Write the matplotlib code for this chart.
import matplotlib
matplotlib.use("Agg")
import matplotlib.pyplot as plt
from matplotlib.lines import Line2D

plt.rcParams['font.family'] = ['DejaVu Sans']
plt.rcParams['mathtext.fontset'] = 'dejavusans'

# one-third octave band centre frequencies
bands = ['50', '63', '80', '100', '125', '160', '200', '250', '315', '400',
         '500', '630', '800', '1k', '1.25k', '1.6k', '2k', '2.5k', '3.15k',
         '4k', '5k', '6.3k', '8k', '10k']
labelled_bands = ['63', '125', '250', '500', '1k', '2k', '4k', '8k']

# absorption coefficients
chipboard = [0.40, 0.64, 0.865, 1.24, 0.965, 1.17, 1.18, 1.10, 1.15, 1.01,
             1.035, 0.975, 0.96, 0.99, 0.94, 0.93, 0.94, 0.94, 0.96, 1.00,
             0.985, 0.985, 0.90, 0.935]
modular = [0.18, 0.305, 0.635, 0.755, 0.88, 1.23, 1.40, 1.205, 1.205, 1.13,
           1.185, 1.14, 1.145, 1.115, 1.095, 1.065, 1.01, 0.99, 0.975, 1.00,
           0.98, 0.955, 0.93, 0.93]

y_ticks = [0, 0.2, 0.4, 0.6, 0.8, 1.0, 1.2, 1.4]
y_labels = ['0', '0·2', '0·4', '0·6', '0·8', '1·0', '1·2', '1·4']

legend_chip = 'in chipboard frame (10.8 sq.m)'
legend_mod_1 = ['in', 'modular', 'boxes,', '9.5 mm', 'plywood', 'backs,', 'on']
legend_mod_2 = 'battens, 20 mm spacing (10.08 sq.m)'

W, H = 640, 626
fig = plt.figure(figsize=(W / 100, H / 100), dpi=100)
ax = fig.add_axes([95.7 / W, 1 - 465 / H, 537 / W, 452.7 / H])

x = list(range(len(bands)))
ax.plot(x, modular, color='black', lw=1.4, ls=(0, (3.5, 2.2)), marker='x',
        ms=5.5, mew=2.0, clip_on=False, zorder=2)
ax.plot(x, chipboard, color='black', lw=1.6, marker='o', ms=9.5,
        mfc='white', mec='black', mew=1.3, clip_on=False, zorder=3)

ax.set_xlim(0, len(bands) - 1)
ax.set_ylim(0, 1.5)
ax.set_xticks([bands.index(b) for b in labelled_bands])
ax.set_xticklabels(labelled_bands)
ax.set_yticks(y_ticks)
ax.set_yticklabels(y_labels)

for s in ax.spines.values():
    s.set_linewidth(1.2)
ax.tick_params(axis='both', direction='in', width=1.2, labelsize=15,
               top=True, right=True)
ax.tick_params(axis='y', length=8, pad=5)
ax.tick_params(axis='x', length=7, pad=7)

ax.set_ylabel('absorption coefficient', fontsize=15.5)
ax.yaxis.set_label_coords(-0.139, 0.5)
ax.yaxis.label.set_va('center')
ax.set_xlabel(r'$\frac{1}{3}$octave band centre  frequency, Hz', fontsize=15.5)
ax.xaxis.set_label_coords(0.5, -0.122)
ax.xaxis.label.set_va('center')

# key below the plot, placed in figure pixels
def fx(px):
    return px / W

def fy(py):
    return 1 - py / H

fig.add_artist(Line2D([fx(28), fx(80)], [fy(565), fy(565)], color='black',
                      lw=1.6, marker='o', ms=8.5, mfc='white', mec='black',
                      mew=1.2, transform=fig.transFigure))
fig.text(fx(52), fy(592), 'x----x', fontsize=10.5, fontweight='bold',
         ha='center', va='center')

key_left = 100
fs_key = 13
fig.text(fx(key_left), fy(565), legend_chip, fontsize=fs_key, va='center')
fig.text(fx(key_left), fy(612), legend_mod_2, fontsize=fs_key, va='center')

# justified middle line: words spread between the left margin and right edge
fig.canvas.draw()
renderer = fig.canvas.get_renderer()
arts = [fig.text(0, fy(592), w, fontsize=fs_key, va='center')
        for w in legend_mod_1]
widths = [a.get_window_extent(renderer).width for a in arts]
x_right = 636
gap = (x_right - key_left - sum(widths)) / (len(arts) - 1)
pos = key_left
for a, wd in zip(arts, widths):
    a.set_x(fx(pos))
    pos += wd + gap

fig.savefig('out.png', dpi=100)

----------------------------------------

What needs to be done: Set down each line of the material verbatim, from the first line through the line that contains "plt.rcParams['mathtext.fontset'] = 'dejavusans'".

Complete output:
Write the matplotlib code for this chart.
import matplotlib
matplotlib.use("Agg")
import matplotlib.pyplot as plt
from matplotlib.lines import Line2D

plt.rcParams['font.family'] = ['DejaVu Sans']
plt.rcParams['mathtext.fontset'] = 'dejavusans'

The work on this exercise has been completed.